**** GIVEN DATA
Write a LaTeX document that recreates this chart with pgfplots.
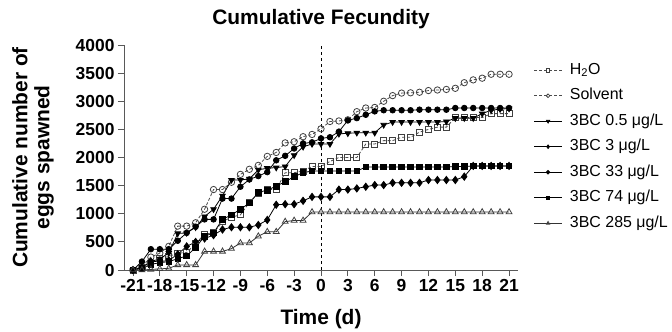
\documentclass[border=0pt]{standalone}
\usepackage{fontspec}
\setmainfont{Liberation Sans}
\usepackage{pgfplots}
\pgfplotsset{compat=1.18}
\usepackage{pgfplotstable}

\pgfplotstableread{
d   h2o  solv c05  c3   c33  c74  c285
-21 0    0    0    0    0    0    0
-20 40   60   50   40   150  30   0
-19 120  230  150  150  370  100  10
-18 200  300  200  150  370  130  20
-17 240  420  300  170  370  150  30
-16 300  780  650  280  520  200  90
-15 310  780  660  420  660  250  90
-14 470  840  760  500  770  400  90
-13 640  1080 950  560  900  600  330
-12 660  1430 1080 620  900  660  330
-11 860  1430 1320 720  1270 900  330
-10 940  1560 1600 760  1270 980  380
-9  980  1700 1600 760  1480 1080 480
-8  1200 1790 1620 760  1610 1190 480
-7  1360 1860 1780 800  1670 1380 600
-6  1430 2020 1810 890  1740 1420 680
-5  1430 2090 1820 1160 1950 1490 680
-4  1730 2260 1840 1170 2030 1570 860
-3  1730 2280 2040 1170 2160 1660 880
-2  1760 2370 2190 1230 2250 1730 880
-1  1840 2410 2240 1300 2270 1760 1030
0   1840 2510 2240 1300 2340 1760 1030
1   1930 2640 2240 1300 2360 1760 1030
2   2000 2650 2420 1430 2460 1760 1030
3   2000 2670 2430 1430 2660 1760 1030
4   2000 2815 2440 1450 2700 1760 1030
5   2240 2880 2440 1480 2760 1830 1030
6   2240 2890 2440 1510 2820 1830 1030
7   2300 3000 2580 1510 2840 1830 1030
8   2300 3100 2630 1550 2840 1830 1030
9   2360 3145 2630 1550 2840 1830 1030
10  2360 3150 2630 1550 2840 1830 1030
11  2450 3160 2630 1550 2850 1830 1030
12  2500 3190 2630 1600 2850 1830 1030
13  2540 3200 2630 1600 2850 1830 1030
14  2540 3210 2640 1600 2850 1830 1030
15  2710 3230 2700 1600 2880 1840 1030
16  2710 3330 2700 1660 2880 1840 1030
17  2710 3380 2700 1850 2880 1850 1030
18  2710 3410 2780 1850 2880 1850 1030
19  2780 3480 2840 1850 2880 1850 1030
20  2780 3480 2860 1850 2880 1850 1030
21  2780 3480 2870 1850 2880 1850 1030
}\fec

\begin{document}
\begin{tikzpicture}
\useasboundingbox (-124bp,-62bp) rectangle (548bp,270bp);
\begin{axis}[
  at={(0,0)}, anchor=south west,
  scale only axis, width=394bp, height=225bp,
  xmin=-22, xmax=22, ymin=0, ymax=4000,
  axis x line=bottom, axis y line=left,
  axis line style={-, black!65, line width=0.9bp},
  clip=false,
  xtick={-21,-18,...,21},
  xticklabels={-21,-18,-15,-12,-9,-6,-3,0,3,6,9,12,15,18,21},
  ytick={0,500,...,4000},
  yticklabels={0,500,1000,1500,2000,2500,3000,3500,4000},
  tick align=outside, major tick length=6bp,
  tick style={black!65, line width=0.8bp},
  tick label style={font=\bfseries\fontsize{17.5}{20}\selectfont},
  title={Cumulative Fecundity},
  title style={at={(axis description cs:0.5,1)}, anchor=base, yshift=15bp,
    font=\bfseries\fontsize{21}{24}\selectfont},
  xlabel={Time (d)},
  xlabel style={at={(axis description cs:0.5,0)}, anchor=base, yshift=-54bp,
    font=\bfseries\fontsize{21}{24}\selectfont},
  ylabel={Cumulative number of\\eggs spawned},
  ylabel style={at={(axis description cs:-0.231,0.5)}, anchor=center, align=center,
    font=\bfseries\fontsize{21}{22}\selectfont},
  legend style={at={(axis description cs:1.0393,0.931)}, anchor=north west,
    draw=none, fill=none, inner sep=0pt, row sep=6.5bp, column sep=6bp,
    font=\fontsize{16}{19}\selectfont,
    nodes={inner sep=1.5bp, text height=12bp, text depth=4bp}},
  legend cell align=left,
  legend image code/.code={\draw[mark repeat=2,mark phase=2,#1,mark size=1.8bp]
     plot coordinates {(0bp,0bp) (14bp,0bp) (28bp,0bp)};},
  every axis plot/.append style={line width=0.8bp},
]
\addplot[forget plot, black, dashed, line width=0.8bp] coordinates {(0,0) (0,4000)};
\addplot[black!70, dash pattern=on 3bp off 2bp, mark=square, mark size=3bp,
  mark options={solid, fill=white, draw=black!75}] table[x=d,y=h2o]{\fec};
\addlegendentry{H\textsubscript{2}O}
\addplot[black!70, dash pattern=on 3bp off 2bp, mark=o, mark size=3.2bp,
  mark options={solid, fill=white, draw=black!75}] table[x=d,y=solv]{\fec};
\addlegendentry{Solvent}
\addplot[black, mark=triangle*, mark size=3.2bp,
  mark options={rotate=180}] table[x=d,y=c05]{\fec};
\addlegendentry{3BC 0.5 μg/L}
\addplot[black, mark=diamond*, mark size=3.6bp] table[x=d,y=c3]{\fec};
\addlegendentry{3BC 3 μg/L}
\addplot[black, mark=*, mark size=2.8bp] table[x=d,y=c33]{\fec};
\addlegendentry{3BC 33 μg/L}
\addplot[black, mark=square*, mark size=2.8bp] table[x=d,y=c74]{\fec};
\addlegendentry{3BC 74 μg/L}
\addplot[black!80, mark=triangle, mark size=3.4bp,
  mark options={fill=white, draw=black!75}] table[x=d,y=c285]{\fec};
\addlegendentry{3BC 285 μg/L}
\end{axis}
\end{tikzpicture}
\end{document}
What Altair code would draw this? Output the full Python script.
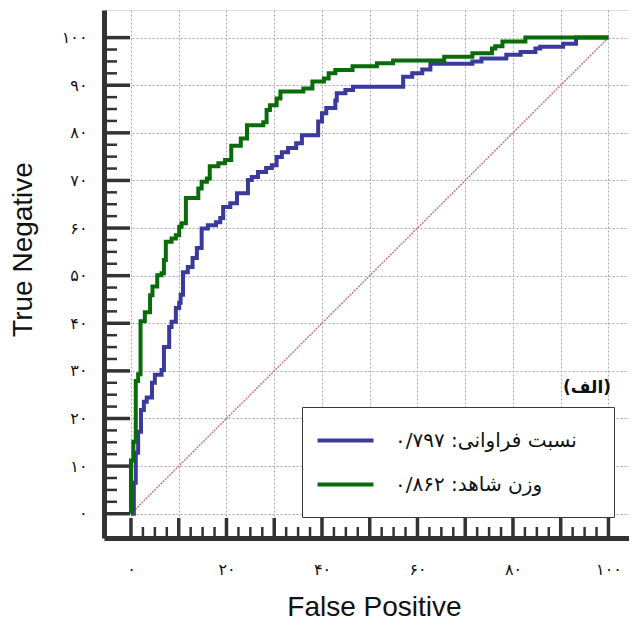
********
#### WORK INSTRUCTIONS
Using the material above, retype each entry exactly and omit the pictures.

#### WRITTEN SOLUTION
Write a LaTeX document that recreates this chart with pgfplots.
\documentclass[border=0pt]{standalone}
\usepackage{fontspec}
\setmainfont{Liberation Sans}
\usepackage{pgfplots}
\pgfplotsset{compat=1.18}
\usepackage{pgfplotstable}

\pgfplotstableread{
d   h2o  solv c05  c3   c33  c74  c285
-21 0    0    0    0    0    0    0
-20 40   60   50   40   150  30   0
-19 120  230  150  150  370  100  10
-18 200  300  200  150  370  130  20
-17 240  420  300  170  370  150  30
-16 300  780  650  280  520  200  90
-15 310  780  660  420  660  250  90
-14 470  840  760  500  770  400  90
-13 640  1080 950  560  900  600  330
-12 660  1430 1080 620  900  660  330
-11 860  1430 1320 720  1270 900  330
-10 940  1560 1600 760  1270 980  380
-9  980  1700 1600 760  1480 1080 480
-8  1200 1790 1620 760  1610 1190 480
-7  1360 1860 1780 800  1670 1380 600
-6  1430 2020 1810 890  1740 1420 680
-5  1430 2090 1820 1160 1950 1490 680
-4  1730 2260 1840 1170 2030 1570 860
-3  1730 2280 2040 1170 2160 1660 880
-2  1760 2370 2190 1230 2250 1730 880
-1  1840 2410 2240 1300 2270 1760 1030
0   1840 2510 2240 1300 2340 1760 1030
1   1930 2640 2240 1300 2360 1760 1030
2   2000 2650 2420 1430 2460 1760 1030
3   2000 2670 2430 1430 2660 1760 1030
4   2000 2815 2440 1450 2700 1760 1030
5   2240 2880 2440 1480 2760 1830 1030
6   2240 2890 2440 1510 2820 1830 1030
7   2300 3000 2580 1510 2840 1830 1030
8   2300 3100 2630 1550 2840 1830 1030
9   2360 3145 2630 1550 2840 1830 1030
10  2360 3150 2630 1550 2840 1830 1030
11  2450 3160 2630 1550 2850 1830 1030
12  2500 3190 2630 1600 2850 1830 1030
13  2540 3200 2630 1600 2850 1830 1030
14  2540 3210 2640 1600 2850 1830 1030
15  2710 3230 2700 1600 2880 1840 1030
16  2710 3330 2700 1660 2880 1840 1030
17  2710 3380 2700 1850 2880 1850 1030
18  2710 3410 2780 1850 2880 1850 1030
19  2780 3480 2840 1850 2880 1850 1030
20  2780 3480 2860 1850 2880 1850 1030
21  2780 3480 2870 1850 2880 1850 1030
}\fec

\begin{document}
\begin{tikzpicture}
\useasboundingbox (-124bp,-62bp) rectangle (548bp,270bp);
\begin{axis}[
  at={(0,0)}, anchor=south west,
  scale only axis, width=394bp, height=225bp,
  xmin=-22, xmax=22, ymin=0, ymax=4000,
  axis x line=bottom, axis y line=left,
  axis line style={-, black!65, line width=0.9bp},
  clip=false,
  xtick={-21,-18,...,21},
  xticklabels={-21,-18,-15,-12,-9,-6,-3,0,3,6,9,12,15,18,21},
  ytick={0,500,...,4000},
  yticklabels={0,500,1000,1500,2000,2500,3000,3500,4000},
  tick align=outside, major tick length=6bp,
  tick style={black!65, line width=0.8bp},
  tick label style={font=\bfseries\fontsize{17.5}{20}\selectfont},
  title={Cumulative Fecundity},
  title style={at={(axis description cs:0.5,1)}, anchor=base, yshift=15bp,
    font=\bfseries\fontsize{21}{24}\selectfont},
  xlabel={Time (d)},
  xlabel style={at={(axis description cs:0.5,0)}, anchor=base, yshift=-54bp,
    font=\bfseries\fontsize{21}{24}\selectfont},
  ylabel={Cumulative number of\\eggs spawned},
  ylabel style={at={(axis description cs:-0.231,0.5)}, anchor=center, align=center,
    font=\bfseries\fontsize{21}{22}\selectfont},
  legend style={at={(axis description cs:1.0393,0.931)}, anchor=north west,
    draw=none, fill=none, inner sep=0pt, row sep=6.5bp, column sep=6bp,
    font=\fontsize{16}{19}\selectfont,
    nodes={inner sep=1.5bp, text height=12bp, text depth=4bp}},
  legend cell align=left,
  legend image code/.code={\draw[mark repeat=2,mark phase=2,#1,mark size=1.8bp]
     plot coordinates {(0bp,0bp) (14bp,0bp) (28bp,0bp)};},
  every axis plot/.append style={line width=0.8bp},
]
\addplot[forget plot, black, dashed, line width=0.8bp] coordinates {(0,0) (0,4000)};
\addplot[black!70, dash pattern=on 3bp off 2bp, mark=square, mark size=3bp,
  mark options={solid, fill=white, draw=black!75}] table[x=d,y=h2o]{\fec};
\addlegendentry{H\textsubscript{2}O}
\addplot[black!70, dash pattern=on 3bp off 2bp, mark=o, mark size=3.2bp,
  mark options={solid, fill=white, draw=black!75}] table[x=d,y=solv]{\fec};
\addlegendentry{Solvent}
\addplot[black, mark=triangle*, mark size=3.2bp,
  mark options={rotate=180}] table[x=d,y=c05]{\fec};
\addlegendentry{3BC 0.5 μg/L}
\addplot[black, mark=diamond*, mark size=3.6bp] table[x=d,y=c3]{\fec};
\addlegendentry{3BC 3 μg/L}
\addplot[black, mark=*, mark size=2.8bp] table[x=d,y=c33]{\fec};
\addlegendentry{3BC 33 μg/L}
\addplot[black, mark=square*, mark size=2.8bp] table[x=d,y=c74]{\fec};
\addlegendentry{3BC 74 μg/L}
\addplot[black!80, mark=triangle, mark size=3.4bp,
  mark options={fill=white, draw=black!75}] table[x=d,y=c285]{\fec};
\addlegendentry{3BC 285 μg/L}
\end{axis}
\end{tikzpicture}
\end{document}
What Altair code would draw this? Output the full Python script.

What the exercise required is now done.